A son avis, les recommandations du GAFI requièrent que les avocats et notaires prennent des mesures de diligence raisonnable envers leurs clients, notamment l'identification et la vérification de l'identité de leurs clients, lorsqu'ils entreprennent certaines activités.

Le Garde des Sceaux du Sénégal, pour sa part, estime que la difficulté majeur semble résider dans l'opposition franche entre le caractère général et absolu du secret de l'avocat et les obligations de vigilance et déclarative décrites dans les normes du GAFI.
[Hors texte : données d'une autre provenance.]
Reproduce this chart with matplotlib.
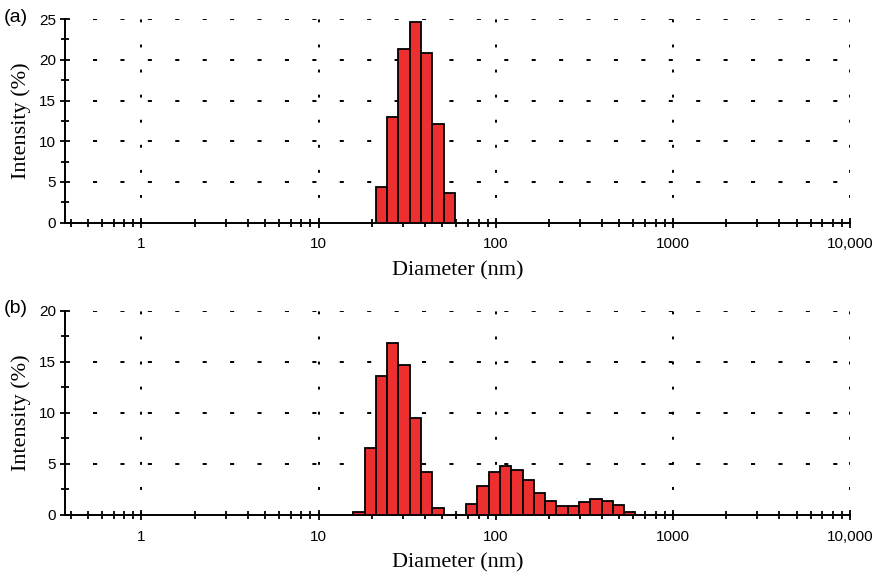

Pour rassurer les hommes aux robes noires, Malick Sall rappelle que l'obligation de déclaration de soupçon ne porte pas une atteinte disproportionné au secret professionnel des avocats, puisque ceux-ci n'y sont pas astreints lorsqu'ils exercent leur mission de défense des justiciable.

La présidente de la Cellule nationale de traitement des informations financières (Centif), Mme Ramatoulaye Gadio Agne, quant à elle, justifie l'attitude des avocats dans le lot de la faible compréhension des risques, l'absence ou le faible niveau de déclaration ainsi que l'absence ou le faible niveau de supervision et de contrôle.

Selon elle, les États devraient s'atteler à faire en sorte que l'ensemble des EPNFDs fassent figurer la mise en œuvre de leurs obligations en matière de lutte contre le blanchiment de capitaux et le financement du terrorisme à l'échelle de leurs priorités pour répondre, au même titre que les autres assujettis, aux impératifs réglementaires, à l'attente des régulateurs, et au-delà, apporter leur contribution essentielle à la cause commune.

D'où la pertinence du forum de Dakar qui, selon le Directeur général du GIABA, vise à examiner le cadre de conformité de LBC/FT du GAFI relatif aux professionnels du droit.

Les acteurs vont ainsi plancher sur les risques de BC/FT associés à la pratique du droit dans la région et du rôle que les barreaux peuvent jouer pour les juguler.

Il est également recherché de convenir des approches communes pour renforcer la conformité à la LBC/FT par les professionnels du droit exerçant dans les États membres du GIABA.

Il s'agira aussi de faciliter l'échange d'expérience entre les barreaux sur la façon de renforcer la conformité aux normes de LBC/FT et de promouvoir la coopération et collaboration entre les barreaux sur les questions relatives à la conformité en matière de LBC/FT.

Des propositions qui cadrent avec les recommandations issues du premier petit-déjeuner thématique que le GIABA a co-organisé avec le CENTIF du Sénégal, dans la matinée du même jour à Dakar.

Une rencontre qui avait convoqué la réflexion autour de « La problématique de la supervision effective des entreprises et professions non financières désignées pour la mise en œuvre efficace des mesures préventives de LBC/FT/FP ».